[Excerpt from a dataset]
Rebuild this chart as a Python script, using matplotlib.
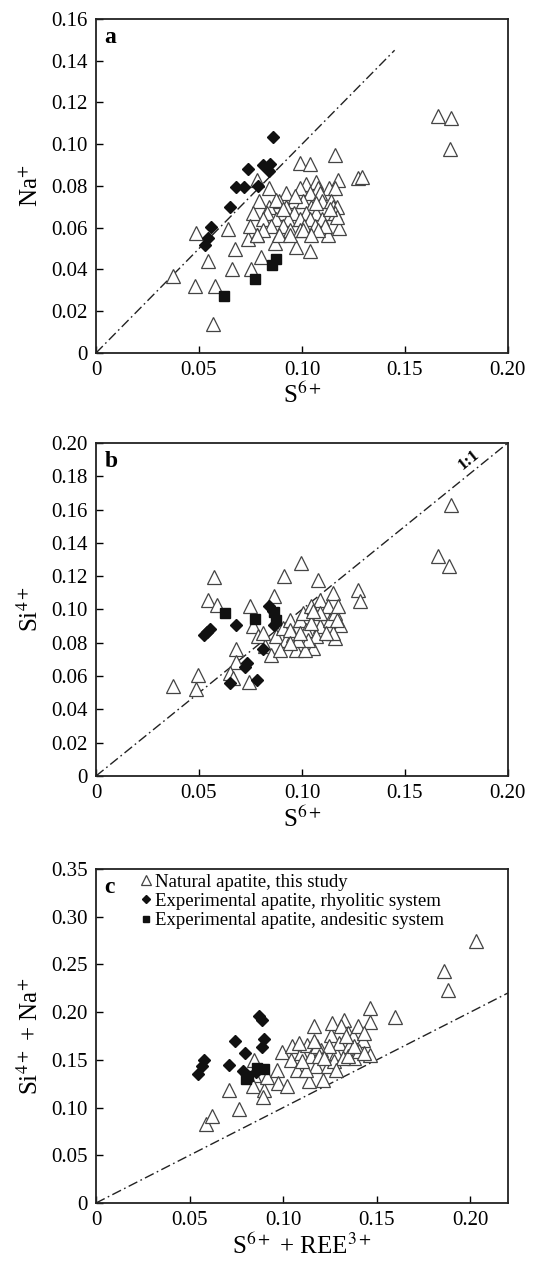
import matplotlib
matplotlib.use('Agg')
import matplotlib.pyplot as plt
import numpy as np

plt.rcParams['font.family'] = ['Liberation Serif', 'DejaVu Serif']
plt.rcParams['mathtext.fontset'] = 'stix'

# ---- panel a: S6+ vs Na+ ----
a_nat_x = [0.166, 0.1725, 0.1717, 0.127, 0.129, 0.0375, 0.0485, 0.048, 0.0545, 0.058, 0.057,
           0.064, 0.0674, 0.066, 0.0755, 0.080, 0.074, 0.078, 0.0868, 0.097, 0.104, 0.1127, 0.118,
           0.116, 0.099, 0.104, 0.078, 0.084, 0.1176,
           0.102, 0.107, 0.099, 0.108, 0.113, 0.116, 0.0925, 0.104, 0.109,
           0.079, 0.089, 0.096, 0.1006, 0.1095, 0.114, 0.084, 0.0925, 0.1046, 0.115, 0.117,
           0.0763, 0.083, 0.090, 0.096, 0.102, 0.107, 0.113, 0.116,
           0.081, 0.0876, 0.0933, 0.099, 0.104, 0.1095,
           0.0747, 0.0852, 0.0909, 0.1008, 0.1062, 0.111,
           0.081, 0.094, 0.099, 0.1006, 0.108, 0.078, 0.089, 0.094, 0.1046,
           0.0966, 0.107, 0.117, 0.1135, 0.0876, 0.091]
a_nat_y = [0.1136, 0.1125, 0.0976, 0.0837, 0.0845, 0.0368, 0.0576, 0.032, 0.044, 0.032, 0.014,
           0.0595, 0.0496, 0.040, 0.040, 0.046, 0.0547, 0.0565, 0.0525, 0.051, 0.049, 0.0565, 0.0597,
           0.0949, 0.0912, 0.0904, 0.083, 0.079, 0.083,
           0.081, 0.082, 0.079, 0.079, 0.079, 0.079, 0.0765, 0.0765, 0.0765,
           0.073, 0.073, 0.073, 0.073, 0.073, 0.073, 0.070, 0.070, 0.070, 0.070, 0.070,
           0.067, 0.067, 0.067, 0.067, 0.067, 0.067, 0.067, 0.067,
           0.064, 0.064, 0.064, 0.064, 0.064, 0.064,
           0.061, 0.061, 0.061, 0.061, 0.061, 0.061,
           0.059, 0.059, 0.059, 0.059, 0.059, 0.0565, 0.0565, 0.0565, 0.0565,
           0.075, 0.0717, 0.065, 0.069, 0.0733, 0.069]
a_rhy_x = [0.086, 0.0739, 0.081, 0.0847, 0.084, 0.0787, 0.068, 0.072, 0.065, 0.0556, 0.0545, 0.053]
a_rhy_y = [0.1034, 0.088, 0.0898, 0.0906, 0.087, 0.080, 0.0797, 0.0797, 0.070, 0.0605, 0.055, 0.0517]
a_and_x = [0.062, 0.077, 0.0857, 0.0876]
a_and_y = [0.0274, 0.0352, 0.042, 0.0448]

# ---- panel b: S6+ vs Si4+ ----
b_nat_x = [0.1725, 0.166, 0.1714, 0.1273, 0.1284, 0.0375, 0.0493, 0.0488, 0.0574, 0.0545, 0.0589,
           0.0994, 0.0913, 0.1078, 0.0679, 0.0682, 0.065, 0.0666, 0.0744, 0.0747, 0.0865,
           0.1151, 0.1087, 0.1184, 0.1159, 0.0973, 0.1054, 0.1014,
           0.0763, 0.0788, 0.082, 0.0812, 0.0852, 0.0876, 0.0909, 0.0925, 0.0941, 0.0957,
           0.0989, 0.1006, 0.1022, 0.1046, 0.1062, 0.1087, 0.1111, 0.1135, 0.1151, 0.1127,
           0.1159, 0.1168, 0.107, 0.103, 0.0981, 0.0941, 0.0892, 0.0989, 0.1087, 0.1046,
           0.1119, 0.1176, 0.1054, 0.0941]
b_nat_y = [0.163, 0.1319, 0.1259, 0.1118, 0.1048, 0.0541, 0.0607, 0.0521, 0.1194, 0.1058, 0.1024,
           0.1279, 0.1202, 0.1178, 0.0764, 0.0687, 0.0617, 0.0587, 0.0567, 0.1018, 0.1078,
           0.1098, 0.1058, 0.0908, 0.0828, 0.0758, 0.0768, 0.0758,
           0.0898, 0.0838, 0.0778, 0.0858, 0.0728, 0.0838, 0.0888, 0.0818, 0.0938, 0.0848,
           0.0938, 0.0978, 0.0878, 0.1018, 0.0938, 0.0898, 0.0978, 0.0938, 0.0858, 0.1018,
           0.0978, 0.0938, 0.0838, 0.0818, 0.0818, 0.0878, 0.0758, 0.0858, 0.0978, 0.0918,
           0.0858, 0.1018, 0.0988, 0.0798]
b_rhy_x = [0.0525, 0.054, 0.0555, 0.0679, 0.065, 0.0731, 0.0723, 0.0783, 0.0812, 0.084, 0.086, 0.0864]
b_rhy_y = [0.0845, 0.0862, 0.088, 0.0908, 0.0557, 0.068, 0.0657, 0.0577, 0.0762, 0.1018, 0.0988, 0.0908]
b_and_x = [0.0626, 0.0771, 0.0876, 0.0866]
b_and_y = [0.0978, 0.0944, 0.0938, 0.0985]

# ---- panel c: S6+ + REE3+ vs Si4+ + Na+ ----
c_nat_x = [0.203, 0.186, 0.188, 0.1595, 0.1466, 0.1466, 0.1466, 0.0586, 0.0622, 0.0765, 0.0708,
           0.0842, 0.0842, 0.0837, 0.0896, 0.0892, 0.0914, 0.0968, 0.0971, 0.1021, 0.1165,
           0.0995, 0.1048, 0.1039, 0.1075, 0.1093, 0.1129, 0.1147, 0.1138, 0.1174, 0.1201,
           0.121, 0.1237, 0.1254, 0.1263, 0.1281, 0.1299, 0.1326, 0.1344, 0.1353, 0.138,
           0.1371, 0.1398, 0.1425, 0.1407, 0.1434, 0.1183, 0.112, 0.1272, 0.1317, 0.1344,
           0.138, 0.1308, 0.1084, 0.1102, 0.1192, 0.1245, 0.1434, 0.1335, 0.1165, 0.1219, 0.1281]
c_nat_y = [0.2743, 0.2436, 0.223, 0.195, 0.2044, 0.1894, 0.1555, 0.0832, 0.0916, 0.0986, 0.1188,
           0.1503, 0.1345, 0.1223, 0.1181, 0.1111, 0.1321, 0.1398, 0.1258, 0.1223, 0.1852,
           0.158, 0.1642, 0.1503, 0.1398, 0.1572, 0.166, 0.1537, 0.1275, 0.1433, 0.1607,
           0.1293, 0.1433, 0.1765, 0.1887, 0.1572, 0.1677, 0.1922, 0.1782, 0.1642, 0.152,
           0.1747, 0.1852, 0.1712, 0.159, 0.1782, 0.1642, 0.1398, 0.1485, 0.152, 0.1537,
           0.1642, 0.1852, 0.1677, 0.1485, 0.1537, 0.1642, 0.1572, 0.1747, 0.1695, 0.152, 0.1398]
c_rhy_x = [0.0869, 0.0887, 0.074, 0.0896, 0.0884, 0.0797, 0.071, 0.0577, 0.0565, 0.0547, 0.0785, 0.0852]
c_rhy_y = [0.1957, 0.1922, 0.1695, 0.1723, 0.1635, 0.1572, 0.1443, 0.1495, 0.1433, 0.1352, 0.138, 0.1376]
c_and_x = [0.0803, 0.086, 0.0896, 0.081]
c_and_y = [0.130, 0.1415, 0.1405, 0.133]

panels = [
    dict(nat=(a_nat_x, a_nat_y), rhy=(a_rhy_x, a_rhy_y), and_=(a_and_x, a_and_y),
         xlim=0.20, ylim=0.16, yticks=np.arange(0, 0.161, 0.02), yfmt='%.2f',
         xticks=[0, 0.05, 0.10, 0.15, 0.20], line_end=0.145, letter='a',
         xlabel=r'S$^{6+}$', ylabel=r'Na$^{+}$', rect=[0.1755, 0.7203, 0.753, 0.2647]),
    dict(nat=(b_nat_x, b_nat_y), rhy=(b_rhy_x, b_rhy_y), and_=(b_and_x, b_and_y),
         xlim=0.20, ylim=0.20, yticks=np.arange(0, 0.201, 0.02), yfmt='%.2f',
         xticks=[0, 0.05, 0.10, 0.15, 0.20], line_end=0.20, letter='b',
         xlabel=r'S$^{6+}$', ylabel=r'Si$^{4+}$', rect=[0.1755, 0.3851, 0.753, 0.2639]),
    dict(nat=(c_nat_x, c_nat_y), rhy=(c_rhy_x, c_rhy_y), and_=(c_and_x, c_and_y),
         xlim=0.22, ylim=0.35, yticks=np.arange(0, 0.351, 0.05), yfmt='%.2f',
         xticks=[0, 0.05, 0.10, 0.15, 0.20], line_end=0.22, letter='c',
         xlabel=r'S$^{6+}$ + REE$^{3+}$', ylabel=r'Si$^{4+}$ + Na$^{+}$', rect=[0.1755, 0.04675, 0.753, 0.2647]),
]

fig = plt.figure(figsize=(5.47, 12.62), dpi=100)
dash = (0, (7, 2.5, 1.2, 2.5))

for p in panels:
    ax = fig.add_axes(p['rect'])
    ax.plot([0, p['line_end']], [0, p['line_end']], color='#222222', lw=1.0, linestyle=dash, zorder=1)
    ax.plot(p['nat'][0], p['nat'][1], linestyle='none', marker='^', ms=10, mfc='white',
            mec='#444444', mew=0.9, zorder=3, label='Natural apatite, this study')
    ax.plot(p['rhy'][0], p['rhy'][1], linestyle='none', marker='D', ms=6, color='#111111',
            zorder=4, label='Experimental apatite, rhyolitic system')
    ax.plot(p['and_'][0], p['and_'][1], linestyle='none', marker='s', ms=6.5, color='#111111',
            zorder=4, label='Experimental apatite, andesitic system')
    ax.set_xlim(0, p['xlim'])
    ax.set_ylim(0, p['ylim'])
    ax.set_xticks(p['xticks'])
    ax.set_xticklabels(['0'] + ['%.2f' % v for v in p['xticks'][1:]])
    ax.set_yticks(p['yticks'])
    ax.set_yticklabels(['0'] + [p['yfmt'] % v for v in p['yticks'][1:]])
    ax.tick_params(direction='in', length=5, width=1, labelsize=15, pad=6)
    for s in ax.spines.values():
        s.set_linewidth(1.3)
        s.set_color('#222222')
    ax.set_xlabel(p['xlabel'], fontsize=18, labelpad=2)
    ax.set_ylabel(p['ylabel'], fontsize=18, labelpad=6)
    ax.text(0.02, 0.975, p['letter'], transform=ax.transAxes, fontsize=17,
            fontweight='bold', va='top', ha='left')
    if p['letter'] == 'b':
        ax.text(0.181, 0.190, '1:1', fontsize=12, fontweight='bold', rotation=39,
                ha='center', va='center')
    if p['letter'] == 'c':
        ax.legend(loc='upper left', bbox_to_anchor=(0.08, 1.02), frameon=False,
                  fontsize=13.5, handlelength=0.6, handletextpad=0.2, labelspacing=0.12,
                  markerscale=0.7, borderaxespad=0.2)

fig.savefig('out.png', dpi=100)
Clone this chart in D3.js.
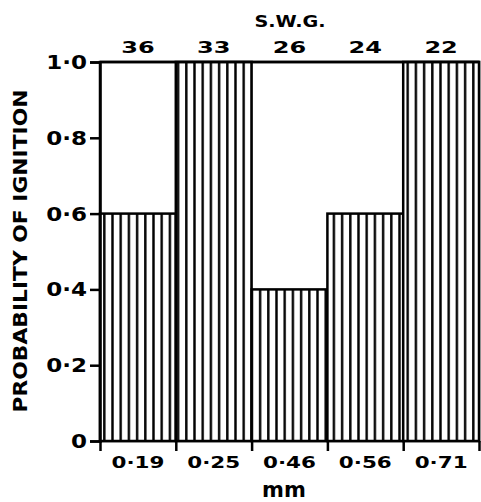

• Job
Return exactly what appears from the opening line of the material through the line with "plt.rcParams['mathtext.fontset'] = 'stix'", apart from the pictures.

• The response
Rebuild this chart as a Python script, using matplotlib.
import matplotlib
matplotlib.use('Agg')
import matplotlib.pyplot as plt
import numpy as np

plt.rcParams['font.family'] = ['Liberation Serif', 'DejaVu Serif']
plt.rcParams['mathtext.fontset'] = 'stix'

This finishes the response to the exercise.